2003/40/1 Convict love token, H. Heald, 'Keep this dear Mary for my sake till the departure of thy life / The gift of a friend whose love for you will never end H Heald', copper, [convict made], Britain / Australia, 1825 - 1835
Convict Love tokens such as this one by H. Heald for 'Mary' have been described by Anne Schofield as the first Australian artwork. Even purely narrative tokens such as this example have their own distinctive style, but even more important is the fact that they exist at all. They were made from smoothed-down coins as mementos for wives, lovers friends and family members (including those of the same gender). Their purpose was to comfort the recipient, and perhaps subconsciously to keep alive the memory and relationships of a convict transported to the far side of the world. The tokens' very tangibility both as the voice and one-time personal belonging of a convict makes them unique as a record since most other associated material was produced by the system that caught, tried, jailed, and transported them. In the main these are paper documents - trial records, shipping manifestos, memos, pardons, musters, tickets of leave, but also uniforms, chains and the products of their labour - buildings such as Hyde Park Barracks in Sydney, and other civic projects including road cuttings and bridges all over New South Wales and Tasmania. It is a sad fact that Convict Love tokens remain one of the few classes of items convicts made, or had made, purely of their own volition and as such they are unique in their humanising of a class that the system did its best to dehumanise.

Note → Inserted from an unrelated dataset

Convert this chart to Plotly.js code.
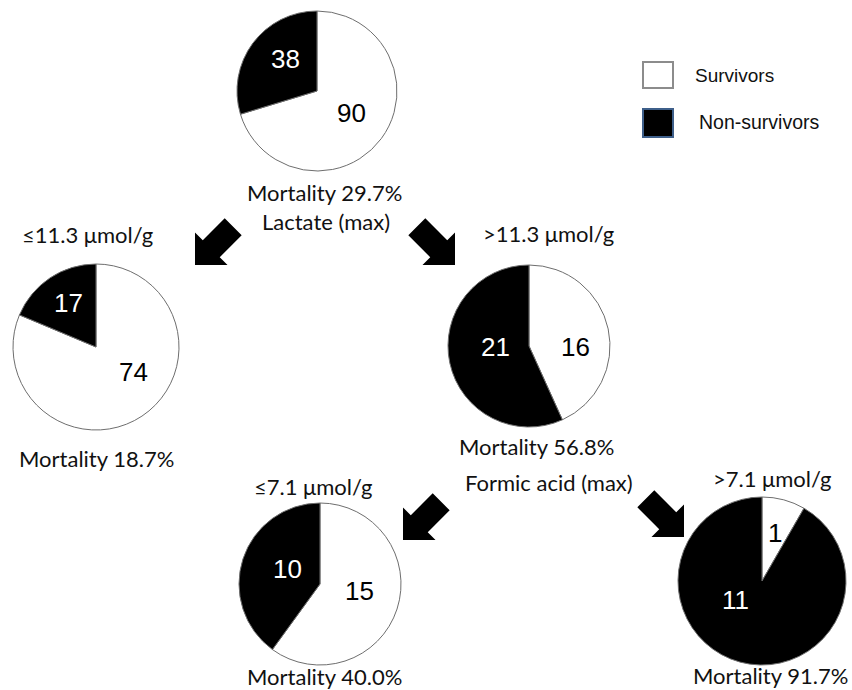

Convict Love tokens were made for the whole period of Transportation in New South Wales (1788-1840) and Tasmania (1788-1853), with their heyday in the 1830s - the time when Heald's example was engraved from a smoothed 1799 halfpenny. Clearly demonstrating such token's earlier origins is a First Fleet (1787/88) example in the Powerhouse Museum made by (or on behalf of), Thomas Tilley as a memento for his loved one. Convict love tokens are rightly renowned as rare examples of the convicts' own voices - albeit voices that borrowed popular phrases and rhymes of separation and lament that were symbolic of those times when most journeys equalled long periods of incommunicado between loved ones. There are approximately 350 known Convict Love tokens in existence, which are probably a small representation of the many more that were probably made, but subsequently lost or even destroyed in an effort to remove the ancestral 'convict stain' - an historical status that has only since the 1960s become a background to celebrate and remember.